Quizá Gogol y su “Capote” tengan la culpa, pero cuando pienso en San Petersburgo tiendo a pensar en nieve y temperaturas bajo cero. Al leer Crimen y castigo llevo el invierno en la cabeza, a pesar de que la novela arranca con la frase: “En una pesada y calurosa tarde de comienzos de julio…”.
Según los que llevan cuentas meteorológicas, en San Petersburgo la temperatura promedio de julio es de dieciocho grados, y supongo que lo que Dostoievski llama calor, para mí sería un frescor desagradable.
Además, en los días en torno al doble asesinato, Raskólnikov come sopa de coles y bebe té; costumbres muy rusas, pero que a mí me saben a invierno. Por si fuera poco, lleva un horrible sombrero Zimmermann y usa un abrigo “de verano” para ocultar el hacha asesina. La usurera, que pronto habrá de morir, “se envolvía el cuello con un trozo de franela y se cubría los hombros con un chal”.

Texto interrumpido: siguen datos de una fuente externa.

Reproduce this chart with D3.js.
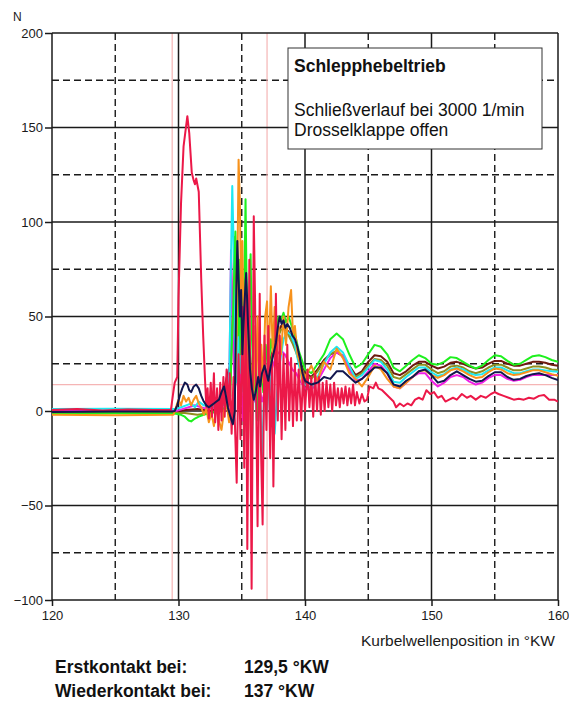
<!DOCTYPE html>
<html><head><meta charset="utf-8">
<script src="https://cdn.jsdelivr.net/npm/d3@7"></script>
<style>body{margin:0;background:#fff;} text{font-family:"Liberation Sans",Arial,sans-serif;}</style>
</head><body><svg id="c" width="569" height="704"></svg>
<script>
const xTicks = [120,130,140,150,160];
const yTicks = [-100,-50,0,50,100,150,200];
const xMinor = [125,135,145,155];
const yMinor = [-75,-25,25,75,125,175];
const contactX = [129.5,137];
const contactY = [14];

const tailX = [140,140.5,141,141.5,142,142.5,143,143.5,144,144.5,145,145.5,146,146.5,147,147.5,148,148.5,149,149.5,150,150.5,151,151.5,152,152.5,153,153.5,154,154.5,155,155.5,156,156.5,157,157.5,158,158.5,159,159.5,160];

const redData = [[120,0.5],[122,1],[124,0.3],[126,0.8],[128,0.5],[129.4,0.6],[129.55,8],[129.7,15],[129.9,18],[130.0,60],[130.2,110],[130.4,140],[130.7,156],[130.85,147],[131.05,126],[131.2,122],[131.3,120],[131.4,123],[131.6,116],[131.8,69],[131.95,40],[132.1,16],[132.2,2],[132.3,12],[132.4,-4],[132.55,15],[132.65,-3],[132.8,20],[132.9,-6],[133.05,12],[133.15,-10],[133.3,15],[133.4,-5],[133.55,18],[133.65,-3],[133.8,22],[133.95,0],[134.05,20],[134.2,-12],[134.35,18],[134.6,-38],[134.75,30],[134.9,-15],[135.05,55],[135.2,-30],[135.32,70],[135.44,-73],[135.6,80],[135.78,-94],[135.95,103],[136.05,60],[136.25,-61],[136.42,62],[136.52,-20],[136.65,-60],[136.8,40],[136.95,-10],[137.1,45],[137.25,-25],[137.4,30],[137.5,-40],[137.7,62],[137.85,-5],[138.0,40],[138.15,-15],[138.3,30],[138.45,-10],[138.6,35],[138.75,-5],[138.9,28],[139.05,-8],[139.2,25],[139.35,-5],[139.5,22],[139.7,-5],[139.85,20],[140.0,0],[140.2,22],[140.35,2],[140.5,18],[140.65,-3],[140.8,20],[140.95,0],[141.1,18],[141.25,-2],[141.4,15],[141.55,0],[141.7,16],[141.85,2],[142.0,14],[142.15,0],[142.3,15],[142.45,3],[142.6,12],[142.75,2],[142.9,12],[143.05,4],[143.2,13],[143.35,3],[143.5,12],[143.65,4],[143.8,14],[143.95,3],[144.1,10],[144.3,4],[144.5,9],[144.7,5],[144.9,6],[145.1,13],[145.4,12],[145.6,15],[145.8,12],[146.1,11],[146.4,9],[146.7,7],[147.0,5],[147.2,2],[147.5,4],[147.8,2.5],[148.1,4],[148.4,3],[148.7,6],[149.0,7],[149.3,6],[149.6,11],[149.9,9],[150.2,10],[150.5,7],[150.8,8],[151.1,5],[151.4,6],[151.7,7],[152.0,6],[152.4,9],[152.8,7],[153.1,8],[153.5,6],[153.9,8],[154.3,7],[154.7,9],[155.0,10],[155.3,9],[155.7,8],[156.1,7],[156.5,6],[156.9,6.5],[157.3,6],[157.7,7],[158.1,6.5],[158.5,8],[158.9,8.5],[159.3,6],[159.7,6],[160,5]];

const navyHead = [[120,-0.5],[125,-0.3],[129.5,-0.3],[129.7,0],[129.9,3],[130.1,8],[130.3,12],[130.5,15],[130.7,14],[130.85,11],[131.0,10],[131.2,13],[131.4,14],[131.6,12],[131.8,8],[132.0,5],[132.2,3],[132.4,2],[132.6,3],[132.8,4],[133.0,5],[133.2,6],[133.4,10],[133.6,13],[133.75,8],[133.9,2],[134.1,-3],[134.3,-7],[134.45,0],[134.55,55],[134.65,90],[134.75,70],[134.85,50],[134.95,64],[135.05,30],[135.2,55],[135.35,73],[135.5,45],[135.65,22],[135.8,12],[135.95,6],[136.1,10],[136.3,18],[136.45,13],[136.6,20],[136.8,24],[136.95,20],[137.1,16],[137.3,24],[137.5,30],[137.7,36],[137.85,44],[138.0,50],[138.15,46],[138.3,48],[138.45,44],[138.6,46],[138.8,44],[139.0,40],[139.2,38],[139.4,34],[139.6,28],[139.8,20]];
const navyTail = [16,14,15,18,17,21,21,18,15,17,20,23,23,20,14,13,16,18,21,22,19,15,16,19,21,19,17,15.5,16,18.5,20.5,20.5,18,16.5,17,18.5,19.5,20,19,17.5,16.4];

const greenHead = [[120,-1.5],[125,-1.2],[129.8,-1.5],[130.2,-2],[130.5,-3],[130.8,-5],[131.0,-5.5],[131.3,-4],[131.6,-3],[132.0,-2],[132.5,-1],[133.0,0],[133.5,1],[133.9,3],[134.1,15],[134.3,50],[134.5,95],[134.6,70],[134.7,40],[134.8,80],[134.9,30],[135.0,70],[135.15,40],[135.3,112],[135.45,30],[135.6,60],[135.7,83],[135.8,40],[135.95,10],[136.1,30],[136.3,-5],[136.5,25],[136.7,10],[136.9,35],[137.1,20],[137.3,38],[137.5,30],[137.7,42],[137.9,50],[138.1,48],[138.3,52],[138.5,47],[138.7,50],[138.9,46],[139.1,42],[139.3,38],[139.5,32],[139.7,28],[139.9,24]];
const greenTail = [22,20,25,30,38,41,38,30,23,25,30,35,34,30,23,21,24,27,29.5,28,25,24.5,26,28.5,28,26,24,22.5,24,27,29.5,29,26.5,24.5,25,27,29,29.5,28.5,27,26];

const brownHead = [[120,-0.5],[129.8,-0.5],[130.5,0.5],[131.5,1],[132.5,0],[133.0,1],[133.3,5],[133.6,12],[133.9,20],[134.1,25],[134.25,40],[134.4,70],[134.5,85],[134.6,50],[134.75,20],[134.9,45],[135.05,15],[135.25,40],[135.45,10],[135.65,30],[135.85,5],[136.1,20],[136.35,10],[136.6,22],[136.9,18],[137.2,26],[137.5,33],[137.8,40],[138.1,45],[138.4,44],[138.7,42],[139.0,38],[139.3,33],[139.6,27],[139.9,21]];
const brownTail = [20,18,22,27,30,31,29,24,19,21,26,29.5,29,26,20,19,21,24,26,26,24,22.5,23.5,25.5,26,25,23.5,22.5,23,25,26.5,26.5,25,24,24,25,26,26,25.5,24.5,24];

const oliveHead = [[120,-1],[129.8,-1],[130.5,-1],[131.5,-2],[132.5,-1],[133.5,0],[133.9,2],[134.1,8],[134.3,60],[134.45,92],[134.55,55],[134.7,20],[134.85,60],[135.0,25],[135.2,50],[135.4,15],[135.6,40],[135.8,10],[136.0,25],[136.3,5],[136.6,20],[136.9,15],[137.2,25],[137.5,30],[137.8,38],[138.1,43],[138.4,44],[138.7,40],[139.0,36],[139.3,31],[139.6,25],[139.9,20]];
const oliveTail = [19,17,21,26,30,32,29,23,18,20,24,27.5,27,24,18,17,19.5,22,24.5,24.5,22,20,21,23.5,24,23,21,20,21,23,24.5,24.5,23,21.5,21.5,22.5,23.5,23.5,23,22,21.7];

const cyanHead = [[120,1],[125,1.2],[129.8,1],[130.2,2],[130.6,3],[131.0,4],[131.3,2],[131.6,5],[132.0,3],[132.5,2],[133.0,3],[133.5,4],[133.8,2],[134.0,10],[134.15,80],[134.25,119],[134.35,90],[134.45,40],[134.55,15],[134.7,50],[134.85,20],[135.0,60],[135.15,10],[135.3,40],[135.45,-10],[135.6,30],[135.8,-20],[136.0,25],[136.2,-5],[136.4,20],[136.6,-25],[136.8,15],[137.0,0],[137.2,20],[137.4,5],[137.6,-12],[137.8,10],[138.0,25],[138.3,38],[138.6,42],[138.9,40],[139.2,35],[139.5,25],[139.8,15]];
const cyanTail = [14,12,18,25,31,34,31,24,17,19,23,27,26,22,15.5,15,18,20.5,23,23,20.5,18.5,19.5,22,23,22,20,19,19.5,21.5,23,23,21.5,20,20,21,22,22,21.5,21,20.8];

const orangeHead = [[120,-2],[125,-2.2],[129.6,-2],[129.8,2],[130.0,6],[130.2,3],[130.4,8],[130.6,5],[130.8,7],[131.0,3],[131.2,6],[131.4,8],[131.6,4],[131.8,2],[132.0,-2],[132.2,1],[132.4,-6],[132.6,-1],[132.8,-8],[133.0,2],[133.2,-5],[133.4,-10],[133.6,0],[133.8,4],[134.0,-6],[134.2,5],[134.4,-3],[134.6,40],[134.75,133],[134.85,110],[134.95,60],[135.05,90],[135.2,20],[135.35,50],[135.5,-15],[135.65,30],[135.8,-20],[135.95,45],[136.1,10],[136.25,50],[136.4,0],[136.55,35],[136.7,15],[136.85,50],[137.0,58],[137.1,20],[137.3,66],[137.45,30],[137.6,55],[137.75,25],[137.9,45],[138.1,30],[138.3,50],[138.5,35],[138.7,55],[138.9,64],[139.05,40],[139.2,45],[139.4,30],[139.6,25],[139.8,15]];
const orangeTail = [18,24,16,26,22,33,28,20,17,13,18,24,22,17,13,12,15,18,21,21.5,19,17.5,19,21.5,22.5,21,19,17.5,18,20.5,22.5,22,20,19,19.5,20.5,21.5,21.5,20.5,19.5,18.7];

const magentaHead = [[120,0],[129.8,0],[130.3,1],[130.8,2],[131.3,3],[131.8,2],[132.3,1],[133,2],[133.6,3],[134.0,5],[134.15,85],[134.3,40],[134.45,10],[134.6,30],[134.75,5],[134.9,25],[135.1,-5],[135.3,20],[135.5,0],[135.7,15],[136,5],[136.3,15],[136.6,5],[136.9,12],[137.2,18],[137.5,25],[137.8,30],[138.1,32],[138.4,30],[138.7,26],[139.0,22],[139.3,20],[139.6,16],[139.9,13]];
const magentaTail = [12,11,16,22,28,31,29,22,16,17,21,25,24,20,13,12,15,18,20,20,16,13,15,18,19,18,15.5,14,15,17.5,19,19,17,16,16.5,18,19,19,19,19,19];

const join = (head, tail) => head.concat(tailX.map((t,i)=>[t, tail[i]]));
const series = [
  {name:"brown", color:"#6e1a0e", data: join(brownHead, brownTail)},
  {name:"olive", color:"#8f8f1e", data: join(oliveHead, oliveTail)},
  {name:"magenta", color:"#f01ee6", data: join(magentaHead, magentaTail)},
  {name:"cyan", color:"#1ee8f0", data: join(cyanHead, cyanTail)},
  {name:"green", color:"#1ef01e", data: join(greenHead, greenTail)},
  {name:"orange", color:"#f7921c", data: join(orangeHead, orangeTail)},
  {name:"red", color:"#ec1848", data: redData},
  {name:"navy", color:"#12164e", data: join(navyHead, navyTail)}
];

const svg = d3.select("#c");
const L=52, R=558, T=33, B=600;
const x = d3.scaleLinear().domain([120,160]).range([L,R]);
const y = d3.scaleLinear().domain([-100,200]).range([B,T]);

svg.append("defs").append("clipPath").attr("id","clip")
  .append("rect").attr("x",L).attr("y",T).attr("width",R-L).attr("height",B-T);

const grid = svg.append("g");
grid.selectAll(".vx").data(xMinor).enter().append("line")
  .attr("x1",d=>x(d)).attr("x2",d=>x(d)).attr("y1",T).attr("y2",B)
  .attr("stroke","#1a1a1a").attr("stroke-width",1.4).attr("stroke-dasharray","7,4");
grid.selectAll(".hy").data(yMinor).enter().append("line")
  .attr("y1",d=>y(d)).attr("y2",d=>y(d)).attr("x1",L).attr("x2",R)
  .attr("stroke","#1a1a1a").attr("stroke-width",1.4).attr("stroke-dasharray","7,4");
grid.selectAll(".cx").data(contactX).enter().append("line")
  .attr("x1",d=>x(d)).attr("x2",d=>x(d)).attr("y1",T).attr("y2",B)
  .attr("stroke","#f5b5b5").attr("stroke-width",1.2);
grid.selectAll(".cy").data(contactY).enter().append("line")
  .attr("y1",d=>y(d)).attr("y2",d=>y(d)).attr("x1",L).attr("x2",R)
  .attr("stroke","#f5b5b5").attr("stroke-width",1.2);
grid.selectAll(".mx").data(xTicks).enter().append("line")
  .attr("x1",d=>x(d)).attr("x2",d=>x(d)).attr("y1",T).attr("y2",B)
  .attr("stroke","#1a1a1a").attr("stroke-width",1.5);
grid.selectAll(".my").data(yTicks).enter().append("line")
  .attr("y1",d=>y(d)).attr("y2",d=>y(d)).attr("x1",L).attr("x2",R)
  .attr("stroke","#1a1a1a").attr("stroke-width",1.5);

const line = d3.line().x(d=>x(d[0])).y(d=>y(d[1]));
const lg = svg.append("g").attr("clip-path","url(#clip)");
lg.selectAll("path").data(series).enter().append("path")
  .attr("d",d=>line(d.data)).attr("fill","none")
  .attr("stroke",d=>d.color).attr("stroke-width",2).attr("stroke-linejoin","round");

const ay = svg.append("g").attr("transform",`translate(${L},0)`)
  .call(d3.axisLeft(y).tickValues(yTicks).tickSize(7).tickPadding(2).tickFormat(d3.format("d")));
const ax = svg.append("g").attr("transform",`translate(0,${B})`)
  .call(d3.axisBottom(x).tickValues(xTicks).tickSize(6).tickPadding(5).tickFormat(d3.format("d")));
[ay,ax].forEach(a=>{
  a.select(".domain").remove();
  a.selectAll(".tick line").attr("stroke","#1a1a1a").attr("stroke-width",1.5);
  a.selectAll(".tick text").attr("fill","#1a1a1a").style("font-size","13px").style("font-family","'Liberation Sans',Arial,sans-serif");
});

svg.append("text").attr("x",13).attr("y",21).text("N").attr("fill","#1a1a1a").style("font-size","12px");
svg.append("text").attr("x",555).attr("y",646).attr("text-anchor","end")
  .text("Kurbelwellenposition in °KW").attr("fill","#1a1a1a").style("font-size","15.5px");

const lgd = svg.append("g");
lgd.append("rect").attr("x",288).attr("y",48).attr("width",254).attr("height",101)
  .attr("fill","#fff").attr("stroke","#333").attr("stroke-width",1);
lgd.append("text").attr("x",294).attr("y",72).text("Schlepphebeltrieb")
  .style("font-size","17.5px").style("font-weight","bold").attr("fill","#111");
lgd.append("text").attr("x",294).attr("y",116).text("Schließverlauf bei 3000 1/min")
  .style("font-size","17.5px").attr("fill","#111");
lgd.append("text").attr("x",294).attr("y",136).text("Drosselklappe offen")
  .style("font-size","17.5px").attr("fill","#111");

const notes = svg.append("g").style("font-weight","bold").style("font-size","17.5px").attr("fill","#111");
notes.append("text").attr("x",55).attr("y",673).text("Erstkontakt bei:");
notes.append("text").attr("x",244).attr("y",673).text("129,5 °KW");
notes.append("text").attr("x",55).attr("y",697).text("Wiederkontakt bei:");
notes.append("text").attr("x",244).attr("y",697).text("137 °KW");
</script></body></html>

Yo supongo que por las noches ha de bajar la temperatura, pero Dostoievski dice: “El calor era sofocante. El aire irrespirable, la multitud, la visión de los andamios, de la cal, de los ladrillos esparcidos por todas partes, y ese hedor especial tan conocido por los petersburgueses que no disponen de medios para alquilar una casa en el campo”.
Y sin embargo, así está bien. Pues si el asesinato de las dos mujeres se hubiese llevado a cabo en invierno, Raskólnikov habría tenido lodo, nieve y hielo en las botas, habiendo sido imposible que abandonara el edificio como un fantasma; y quizá los pintores de brocha gorda no habrían dejado abierto el departamento del segundo piso porque ¿quién pinta en invierno?
El buen Raskólnikov sigue despotricando contra el único momento del año en que su ciudad tiene buen clima, y dice que le gusta escuchar la música callejera especialmente “en una tarde de invierno fría y gris, cuando los rostros de los transeúntes tienen un color verdoso pálido y enfermizo y la nieve cae a plomo”.
Para acompañarlo en su criofilia, tiene a su amigo Rasumijin, que “se pasó todo un invierno sin calentar su habitación y afirmaba que le gustaba estar a tan baja temperatura, ya que con el frío se duerme mucho mejor”.
Mientras escribo esto, la temperatura en San Petersburgo está a menos dieciséis grados. Y tal parece que Dostoievski se siente cómodo a esa inhumana temperatura. Pero mi carne no es su carne y por suerte mi carne no es representativa del ser humano, pues entonces el Homo sapiens nunca habría salido de África, y ahora estaríamos en Kenia, a la orilla del lago Victoria, hablando sobre una ciudad y una novela que nunca fueron.